In Brennan’s appearance at a conference at the Center for Strategic and International Studies in Washington on Monday, the CIA director said that “some policy and legal” changes have made the spy agencies’ job more difficult.

He did not elaborate, but the most consequential piece of legislation passed after Snowden’s leaks, which calls for an end to the bulk collection of phone data, has not yet gone into effect.

Other changes included giving foreigners expanded privacy protections and requiring White House approval for spying on foreign heads of state.

“I don’t think any of the policy changes we have made have diminished our capability to combat terrorism,” Schiff said.

Nonetheless, intelligence officials have insisted that operational details disclosed by Snowden have led to a loss of intelligence. U.S. officials including NSA Director Michael S. Rogers have warned that intelligence agencies have lost the trail of terrorist targets they were tracking.

One former senior intelligence official said he had operators report to him that “it’s getting harder for me to do my job because we’re seeing more of our targets using encrypted communications. Targets would cycle through different services and then disappear. We saw that quite a bit.”

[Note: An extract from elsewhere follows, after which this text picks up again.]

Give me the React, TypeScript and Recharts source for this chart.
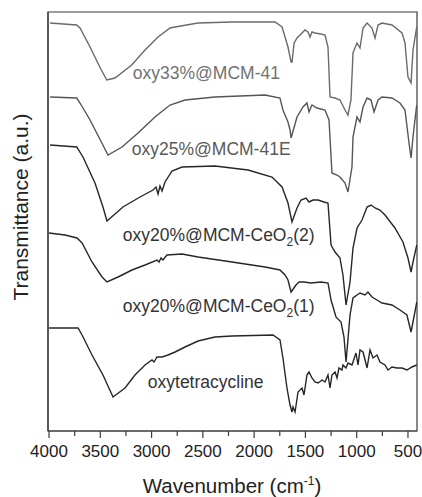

In September, Clapper said that one Snowden revelation prompted the shutdown of a key intelligence program in Afghanistan. Though he did not give details, he was alluding to an NSA program that recorded all cellphone calls in that country and provided tactical support to troops, for instance, by alerting them to roadside bombs.

FBI Director James B. Comey has warned that terrorists are increasingly turning to encrypted modes of communication, and last year he criticized companies such as Apple for building smartphones and applications whose data can be unlocked only by the user. Officials say that U.S. firms accelerated the development of encryption as a response to the Snowden leaks, in a bid to allay concerns that their platforms were too transparent to spy agencies.

But industry officials familiar with Apple’s product development say that the firm’s moves to encryption predated the Snowden disclosures and were not sped up by them. “Snowden had nothing to do with it,” said one industry official, who was not authorized to speak on the record. “It was the ethos to protect the customer — not to stymie governmental investigations.”